Piéton, Rusya’daki durumun nasıl gelişeceğini ve yaptırımların kaldırılıp kaldırılmayacağını görmeleri gerektiğini belirterek, herhangi bir karar almak için henüz erken olduğunu söyledi.
Otomotiv şirketinin finans direktörü, Rusya pazarına olası dönüş senaryoları hakkında sorulan bir soruya, AvtoVAZ ile yapılan anlaşmanın etkinleştirilme olasılığının son derece düşük olduğunu belirterek yanıt verdi.
Piéton, “Eğer bir gün Rusya’ya dönersek, bunun geri dönüş koşullarıyla ilgili sözleşme maddesinde yazıldığı gibi olacağını düşünmek son derece düşük bir ihtimal,” diye ekledi.
Fransız otomobil üreticisi, maliyetleri düşürmesi ve yeni modeller piyasaya sürmesi sayesinde tarihindeki en yüksek yıllık işletme kârını elde ettiğini duyurdu.

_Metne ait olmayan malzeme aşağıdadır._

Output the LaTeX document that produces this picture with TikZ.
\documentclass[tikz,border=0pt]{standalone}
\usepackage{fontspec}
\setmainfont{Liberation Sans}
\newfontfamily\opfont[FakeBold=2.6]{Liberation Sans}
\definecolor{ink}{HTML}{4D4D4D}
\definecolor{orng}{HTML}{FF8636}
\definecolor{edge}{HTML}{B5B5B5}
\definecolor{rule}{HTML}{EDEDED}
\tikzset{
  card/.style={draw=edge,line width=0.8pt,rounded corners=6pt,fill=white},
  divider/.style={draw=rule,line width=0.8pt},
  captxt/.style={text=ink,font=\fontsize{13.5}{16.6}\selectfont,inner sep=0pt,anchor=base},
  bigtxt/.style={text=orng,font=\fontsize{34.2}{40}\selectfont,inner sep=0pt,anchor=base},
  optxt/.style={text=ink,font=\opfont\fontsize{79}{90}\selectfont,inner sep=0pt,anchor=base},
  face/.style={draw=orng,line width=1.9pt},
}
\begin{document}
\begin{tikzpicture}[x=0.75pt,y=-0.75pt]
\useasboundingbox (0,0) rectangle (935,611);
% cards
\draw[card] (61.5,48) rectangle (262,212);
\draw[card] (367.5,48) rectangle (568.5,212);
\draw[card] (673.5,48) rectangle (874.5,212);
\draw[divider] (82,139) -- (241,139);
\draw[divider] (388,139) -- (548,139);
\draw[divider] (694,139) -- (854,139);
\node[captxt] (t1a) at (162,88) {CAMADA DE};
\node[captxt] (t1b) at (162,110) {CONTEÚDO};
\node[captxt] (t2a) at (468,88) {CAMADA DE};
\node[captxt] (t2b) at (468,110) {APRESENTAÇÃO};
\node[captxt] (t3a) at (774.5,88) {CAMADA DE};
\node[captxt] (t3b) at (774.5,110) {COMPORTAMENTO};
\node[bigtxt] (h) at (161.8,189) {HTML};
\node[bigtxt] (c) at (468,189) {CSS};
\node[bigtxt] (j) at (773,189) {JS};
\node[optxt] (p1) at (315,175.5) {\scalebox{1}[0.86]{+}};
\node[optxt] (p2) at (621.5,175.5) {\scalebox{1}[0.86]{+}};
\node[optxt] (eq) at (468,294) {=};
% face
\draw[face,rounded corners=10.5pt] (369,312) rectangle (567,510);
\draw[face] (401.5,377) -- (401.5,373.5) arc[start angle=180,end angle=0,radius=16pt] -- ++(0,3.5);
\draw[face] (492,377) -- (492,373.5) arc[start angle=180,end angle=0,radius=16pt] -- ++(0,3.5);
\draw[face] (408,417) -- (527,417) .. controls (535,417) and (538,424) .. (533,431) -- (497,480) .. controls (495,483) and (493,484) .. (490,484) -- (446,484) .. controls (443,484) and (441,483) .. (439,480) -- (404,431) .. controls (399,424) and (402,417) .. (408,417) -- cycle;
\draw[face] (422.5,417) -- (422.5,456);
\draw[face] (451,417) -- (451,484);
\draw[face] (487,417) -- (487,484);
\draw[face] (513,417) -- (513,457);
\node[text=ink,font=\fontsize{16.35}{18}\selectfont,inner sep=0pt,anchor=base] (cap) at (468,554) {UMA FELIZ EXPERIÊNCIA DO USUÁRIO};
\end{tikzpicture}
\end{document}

Renault’nun 2024 yılı işletme kârı, bir önceki yıla göre yüzde 3,5 artarak 4,3 milyar avroya (4,49 milyar dolar) yükseldi ve şirketin 4,2 milyar avro olarak açıkladığı beklentiyi aştı.
Renault’nun yıllık geliri de yüzde 7,4 artarak 56,2 milyar avroya ulaştı ve analistlerin ortalama 54,5 milyar avro olan tahminini geride bıraktı.